>> Begin SOURCE RECORDS

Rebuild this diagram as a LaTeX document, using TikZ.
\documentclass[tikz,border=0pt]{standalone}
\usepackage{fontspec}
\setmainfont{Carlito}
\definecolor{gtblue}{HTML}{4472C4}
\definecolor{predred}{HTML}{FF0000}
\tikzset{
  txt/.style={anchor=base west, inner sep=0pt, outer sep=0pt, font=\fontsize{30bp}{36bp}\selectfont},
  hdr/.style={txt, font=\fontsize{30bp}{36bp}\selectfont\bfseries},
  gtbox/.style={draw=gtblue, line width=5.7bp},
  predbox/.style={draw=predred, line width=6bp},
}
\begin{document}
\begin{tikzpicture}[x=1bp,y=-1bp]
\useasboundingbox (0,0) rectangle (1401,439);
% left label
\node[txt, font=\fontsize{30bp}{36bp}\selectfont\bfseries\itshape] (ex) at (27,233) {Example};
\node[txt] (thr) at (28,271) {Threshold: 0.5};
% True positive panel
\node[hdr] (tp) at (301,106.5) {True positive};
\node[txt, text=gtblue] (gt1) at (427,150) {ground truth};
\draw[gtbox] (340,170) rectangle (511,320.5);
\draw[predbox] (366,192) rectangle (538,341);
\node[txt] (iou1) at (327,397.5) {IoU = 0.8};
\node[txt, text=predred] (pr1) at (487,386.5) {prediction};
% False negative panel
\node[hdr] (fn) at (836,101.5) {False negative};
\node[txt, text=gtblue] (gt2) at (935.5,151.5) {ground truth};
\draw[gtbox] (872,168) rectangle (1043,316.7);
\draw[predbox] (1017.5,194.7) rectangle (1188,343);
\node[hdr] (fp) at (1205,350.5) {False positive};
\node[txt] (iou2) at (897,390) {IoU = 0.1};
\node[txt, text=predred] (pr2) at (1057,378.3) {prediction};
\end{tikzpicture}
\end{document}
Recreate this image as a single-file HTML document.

>> End SOURCE RECORDS

## TASK DIRECTIONS:
Retype the material above, line by line, exactly.

## WRITTEN ANSWER:
Rebuild this diagram as a LaTeX document, using TikZ.
\documentclass[tikz,border=0pt]{standalone}
\usepackage{fontspec}
\setmainfont{Carlito}
\definecolor{gtblue}{HTML}{4472C4}
\definecolor{predred}{HTML}{FF0000}
\tikzset{
  txt/.style={anchor=base west, inner sep=0pt, outer sep=0pt, font=\fontsize{30bp}{36bp}\selectfont},
  hdr/.style={txt, font=\fontsize{30bp}{36bp}\selectfont\bfseries},
  gtbox/.style={draw=gtblue, line width=5.7bp},
  predbox/.style={draw=predred, line width=6bp},
}
\begin{document}
\begin{tikzpicture}[x=1bp,y=-1bp]
\useasboundingbox (0,0) rectangle (1401,439);
% left label
\node[txt, font=\fontsize{30bp}{36bp}\selectfont\bfseries\itshape] (ex) at (27,233) {Example};
\node[txt] (thr) at (28,271) {Threshold: 0.5};
% True positive panel
\node[hdr] (tp) at (301,106.5) {True positive};
\node[txt, text=gtblue] (gt1) at (427,150) {ground truth};
\draw[gtbox] (340,170) rectangle (511,320.5);
\draw[predbox] (366,192) rectangle (538,341);
\node[txt] (iou1) at (327,397.5) {IoU = 0.8};
\node[txt, text=predred] (pr1) at (487,386.5) {prediction};
% False negative panel
\node[hdr] (fn) at (836,101.5) {False negative};
\node[txt, text=gtblue] (gt2) at (935.5,151.5) {ground truth};
\draw[gtbox] (872,168) rectangle (1043,316.7);
\draw[predbox] (1017.5,194.7) rectangle (1188,343);
\node[hdr] (fp) at (1205,350.5) {False positive};
\node[txt] (iou2) at (897,390) {IoU = 0.1};
\node[txt, text=predred] (pr2) at (1057,378.3) {prediction};
\end{tikzpicture}
\end{document}
Recreate this image as a single-file HTML document.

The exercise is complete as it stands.